Either of "offloading", "native" and "symmetric" modes of Xeon Phi co-processor is available for users. Especially, the code development in the native mode is recommended to users to shift them to our new platform, Oakforest-PACS under management of JCAHPC as the largest Xeon Phi (Knights Landing) cluster in Japan with 25 PFLOPS of peak performance.
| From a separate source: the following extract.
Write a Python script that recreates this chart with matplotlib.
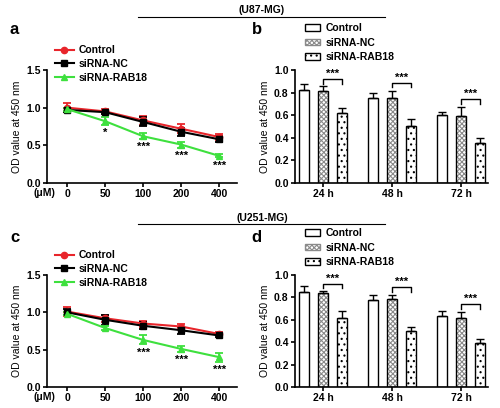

Several computational science codes developed and tuned on COMA are ported to Oakforest-PACS with several times faster performance on each node.

## HA-PACS/TCA: testbed for Tightly Coupled Accelerators concept



| HA-PACS/TCA Specification |                                                                                  |
|---------------------------|----------------------------------------------------------------------------------|
| <b>Computation node</b>   | CRAY 3623G4-SM                                                                   |
| Motherboard               | SuperMicro X9DRG-QF                                                              |
| CPU                       | Intel Xeon E5 2680 v2<br>(Ivy Bridge 2.8 GHz, 10core) x 2 socket                 |
| Memory                    | DDR3-1866MHz 4ch. 128 GB (119.4 GB/s)                                            |
| Peak Performance          | 448 GFLOPS/node                                                                  |
| GPU                       | NVIDIA Tesla K20X x 4 GPU                                                        |
| Memory                    | GDDR5 2600MHz, 6 GB/GPU (250 GB/s/GPU)                                           |
| <b>Peak Performance</b>   | 5.24 TFLOPS/node                                                                 |
| Interconnect              | IB QDR x 2 rails (Mellanox Connect X-3)                                          |
| TCA Interconnect          | PEACH2 (FPGA: Altera Stratix IV 530GX)                                           |
| # of Nodes                | 64                                                                               |
| <b>Peak Performance</b>   | 364 TFLOPS (CPU: 28.7 TF, GPU: 335.3 TF)                                         |
| LINPACK<br>Benchmark      | 277 TFLOPS (Efficiency: 76%) 3.52 GFLOPS/W (3 <sup>rd</sup> Nov. 2013 Green 500) |



Block diagram of computation node of HA-PACS/TCA



(Side View) (Top View)
TCA Communication Board (PCIe CEM Spec., double height)

HA-PACS (Highly Accelerated Parallel Advanced system for Computational Sciences) is the 8th generation of PACS series supercomputer at CCS. It consists of Base Cluster and TCA parts. TCA (Tightly Coupled Accelerators) is a concept of advanced accelerated computing by coupling of GPU computing and low latency communication based on FPGA. As a proof-of-concept system of TCA, we implemented PEACH2 (PCI Express Adaptive Communication Hub ver.2) with Altera Stratix-IV FPGA. All the 64 nodes of HA-PACS/TCA part consists of two Intel Xeon CPU (Ivy Bridge), four NVIDIA GPU (K20X) and a PEACH2 board. As well as the testbed for TCA concept, HA-PACS/TCA is ranked at #3 in Green500 list of November 2013 with high performance/power ratio.

We have developed programming APIs for CUDA programmer and evaluated several benchmarks and applications, such as QUDA (LatticeQCDlibrary), Himeno benchmark (3D Poisson Solver), etc. Recently, we implemented GASNet for GPU, which is under development by Lawrence Berkeley National Laboratory, on PEACH2 to exploit high performance GPU-to-GPU communication especially for halo communication on 3D stencil computation.